# Stated exercise
Everything from the first line of the data through the line with "const START_ANGLE = -1;" is to be echoed exactly, minus the pictures.

# Dataset extract
######
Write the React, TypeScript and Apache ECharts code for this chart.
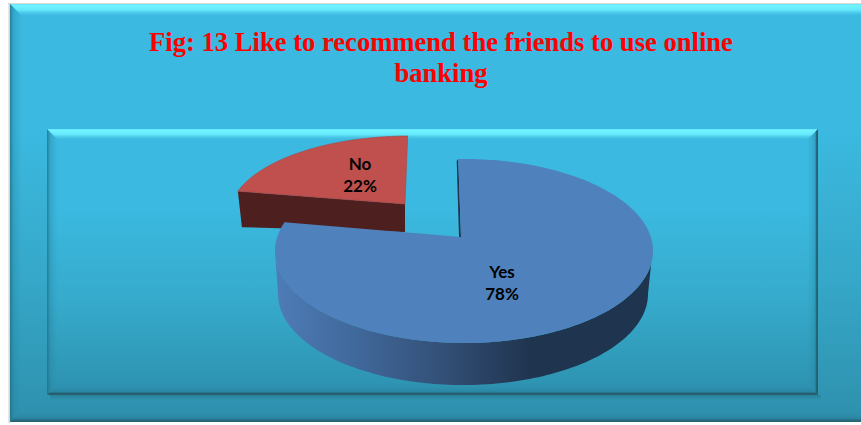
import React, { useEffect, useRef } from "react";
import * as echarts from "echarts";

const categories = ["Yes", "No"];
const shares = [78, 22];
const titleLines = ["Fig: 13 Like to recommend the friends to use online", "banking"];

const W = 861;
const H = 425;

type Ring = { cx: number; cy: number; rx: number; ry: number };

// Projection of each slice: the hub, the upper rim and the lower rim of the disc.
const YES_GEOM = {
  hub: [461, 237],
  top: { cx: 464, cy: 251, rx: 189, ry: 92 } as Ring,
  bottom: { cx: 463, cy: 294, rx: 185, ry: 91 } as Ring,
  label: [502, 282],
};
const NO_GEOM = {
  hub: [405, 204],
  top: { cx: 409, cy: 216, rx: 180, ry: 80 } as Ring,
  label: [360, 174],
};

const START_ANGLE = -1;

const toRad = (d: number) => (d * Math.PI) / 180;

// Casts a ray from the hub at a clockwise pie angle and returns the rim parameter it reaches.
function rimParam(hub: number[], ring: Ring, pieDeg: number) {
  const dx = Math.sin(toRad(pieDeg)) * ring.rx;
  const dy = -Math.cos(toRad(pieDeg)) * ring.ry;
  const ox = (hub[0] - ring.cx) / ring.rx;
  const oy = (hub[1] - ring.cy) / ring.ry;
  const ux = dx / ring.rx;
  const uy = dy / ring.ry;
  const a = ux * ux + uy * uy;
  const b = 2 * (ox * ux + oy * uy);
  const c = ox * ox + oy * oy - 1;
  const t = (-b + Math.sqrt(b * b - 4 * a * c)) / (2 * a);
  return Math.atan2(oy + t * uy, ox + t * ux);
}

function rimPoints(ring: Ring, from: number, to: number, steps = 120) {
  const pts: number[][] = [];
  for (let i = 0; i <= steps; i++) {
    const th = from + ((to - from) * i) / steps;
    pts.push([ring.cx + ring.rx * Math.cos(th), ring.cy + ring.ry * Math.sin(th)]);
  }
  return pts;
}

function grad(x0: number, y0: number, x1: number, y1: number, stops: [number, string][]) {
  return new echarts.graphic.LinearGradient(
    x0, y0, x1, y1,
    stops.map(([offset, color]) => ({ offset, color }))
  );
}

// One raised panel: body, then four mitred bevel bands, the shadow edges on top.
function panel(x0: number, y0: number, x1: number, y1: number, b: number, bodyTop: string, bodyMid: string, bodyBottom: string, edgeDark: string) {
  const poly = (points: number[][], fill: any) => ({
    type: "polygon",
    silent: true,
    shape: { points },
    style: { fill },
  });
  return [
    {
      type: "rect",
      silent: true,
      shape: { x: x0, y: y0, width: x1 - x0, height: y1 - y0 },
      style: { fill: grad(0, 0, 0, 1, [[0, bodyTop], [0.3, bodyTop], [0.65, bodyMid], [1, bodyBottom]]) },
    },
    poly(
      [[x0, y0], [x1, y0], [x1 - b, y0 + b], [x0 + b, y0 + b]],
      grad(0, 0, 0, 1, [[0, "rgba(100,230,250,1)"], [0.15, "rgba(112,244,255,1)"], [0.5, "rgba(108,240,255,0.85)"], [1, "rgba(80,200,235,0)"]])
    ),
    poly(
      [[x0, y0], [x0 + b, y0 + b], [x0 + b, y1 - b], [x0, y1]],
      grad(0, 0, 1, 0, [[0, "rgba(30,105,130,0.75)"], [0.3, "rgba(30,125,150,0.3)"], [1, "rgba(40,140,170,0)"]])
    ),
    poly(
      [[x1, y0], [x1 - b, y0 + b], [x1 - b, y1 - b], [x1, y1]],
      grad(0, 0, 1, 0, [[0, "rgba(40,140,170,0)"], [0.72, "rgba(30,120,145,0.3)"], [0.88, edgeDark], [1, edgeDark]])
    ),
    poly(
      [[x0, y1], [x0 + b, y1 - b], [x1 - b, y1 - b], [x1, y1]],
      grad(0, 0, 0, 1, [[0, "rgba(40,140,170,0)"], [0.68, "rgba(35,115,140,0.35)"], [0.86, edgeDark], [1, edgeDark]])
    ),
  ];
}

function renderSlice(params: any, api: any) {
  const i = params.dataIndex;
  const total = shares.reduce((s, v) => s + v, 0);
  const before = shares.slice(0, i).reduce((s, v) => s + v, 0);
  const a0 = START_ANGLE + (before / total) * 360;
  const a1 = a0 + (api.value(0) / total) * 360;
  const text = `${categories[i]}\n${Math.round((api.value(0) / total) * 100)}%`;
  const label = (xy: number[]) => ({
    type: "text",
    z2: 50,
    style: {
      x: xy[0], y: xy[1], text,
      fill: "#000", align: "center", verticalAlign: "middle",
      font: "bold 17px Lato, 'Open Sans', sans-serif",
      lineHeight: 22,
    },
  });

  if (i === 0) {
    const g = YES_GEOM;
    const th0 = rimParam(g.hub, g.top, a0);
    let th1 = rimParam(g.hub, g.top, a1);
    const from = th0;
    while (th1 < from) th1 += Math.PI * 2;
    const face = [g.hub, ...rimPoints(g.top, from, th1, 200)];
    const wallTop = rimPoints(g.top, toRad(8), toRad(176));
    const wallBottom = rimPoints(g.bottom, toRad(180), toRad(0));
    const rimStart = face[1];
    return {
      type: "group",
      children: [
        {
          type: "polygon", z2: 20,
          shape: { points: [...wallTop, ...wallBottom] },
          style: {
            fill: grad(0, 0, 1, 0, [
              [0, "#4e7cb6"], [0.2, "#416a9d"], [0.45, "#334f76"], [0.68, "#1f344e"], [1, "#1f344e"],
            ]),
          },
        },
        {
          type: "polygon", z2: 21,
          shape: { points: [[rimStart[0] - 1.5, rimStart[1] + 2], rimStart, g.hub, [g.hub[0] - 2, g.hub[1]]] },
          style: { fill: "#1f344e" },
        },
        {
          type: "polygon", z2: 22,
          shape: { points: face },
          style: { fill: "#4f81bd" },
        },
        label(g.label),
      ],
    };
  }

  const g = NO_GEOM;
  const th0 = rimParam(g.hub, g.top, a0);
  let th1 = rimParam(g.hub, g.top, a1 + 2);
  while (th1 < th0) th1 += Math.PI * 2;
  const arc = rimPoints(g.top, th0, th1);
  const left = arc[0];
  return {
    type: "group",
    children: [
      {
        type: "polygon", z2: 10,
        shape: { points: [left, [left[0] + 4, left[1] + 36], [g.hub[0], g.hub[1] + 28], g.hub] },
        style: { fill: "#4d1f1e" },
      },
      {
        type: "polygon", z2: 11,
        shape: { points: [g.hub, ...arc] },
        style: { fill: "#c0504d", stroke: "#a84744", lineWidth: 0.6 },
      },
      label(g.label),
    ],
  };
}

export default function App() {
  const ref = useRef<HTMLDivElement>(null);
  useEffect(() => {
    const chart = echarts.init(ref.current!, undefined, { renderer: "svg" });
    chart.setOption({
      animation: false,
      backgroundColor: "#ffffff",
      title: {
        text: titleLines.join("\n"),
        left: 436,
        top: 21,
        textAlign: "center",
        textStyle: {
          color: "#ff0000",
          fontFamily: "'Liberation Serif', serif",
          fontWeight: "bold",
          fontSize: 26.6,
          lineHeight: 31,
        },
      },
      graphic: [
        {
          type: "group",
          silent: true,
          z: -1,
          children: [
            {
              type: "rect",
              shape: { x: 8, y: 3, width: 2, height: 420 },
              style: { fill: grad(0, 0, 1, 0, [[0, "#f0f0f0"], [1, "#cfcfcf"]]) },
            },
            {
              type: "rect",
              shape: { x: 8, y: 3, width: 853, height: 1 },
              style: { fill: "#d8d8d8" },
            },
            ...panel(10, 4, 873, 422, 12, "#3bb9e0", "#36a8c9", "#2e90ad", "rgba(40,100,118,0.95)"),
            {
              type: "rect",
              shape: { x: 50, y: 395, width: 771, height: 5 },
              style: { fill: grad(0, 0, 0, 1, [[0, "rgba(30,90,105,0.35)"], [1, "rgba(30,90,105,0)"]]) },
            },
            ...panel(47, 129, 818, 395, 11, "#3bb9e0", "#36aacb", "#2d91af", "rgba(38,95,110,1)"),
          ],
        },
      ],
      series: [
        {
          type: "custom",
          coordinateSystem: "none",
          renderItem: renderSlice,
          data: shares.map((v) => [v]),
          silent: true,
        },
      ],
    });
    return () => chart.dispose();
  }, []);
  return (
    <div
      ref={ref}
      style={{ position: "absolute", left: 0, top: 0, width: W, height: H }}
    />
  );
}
######
# Written solution
Write the React, TypeScript and Apache ECharts code for this chart.
import React, { useEffect, useRef } from "react";
import * as echarts from "echarts";

const categories = ["Yes", "No"];
const shares = [78, 22];
const titleLines = ["Fig: 13 Like to recommend the friends to use online", "banking"];

const W = 861;
const H = 425;

type Ring = { cx: number; cy: number; rx: number; ry: number };

// Projection of each slice: the hub, the upper rim and the lower rim of the disc.
const YES_GEOM = {
  hub: [461, 237],
  top: { cx: 464, cy: 251, rx: 189, ry: 92 } as Ring,
  bottom: { cx: 463, cy: 294, rx: 185, ry: 91 } as Ring,
  label: [502, 282],
};
const NO_GEOM = {
  hub: [405, 204],
  top: { cx: 409, cy: 216, rx: 180, ry: 80 } as Ring,
  label: [360, 174],
};

const START_ANGLE = -1;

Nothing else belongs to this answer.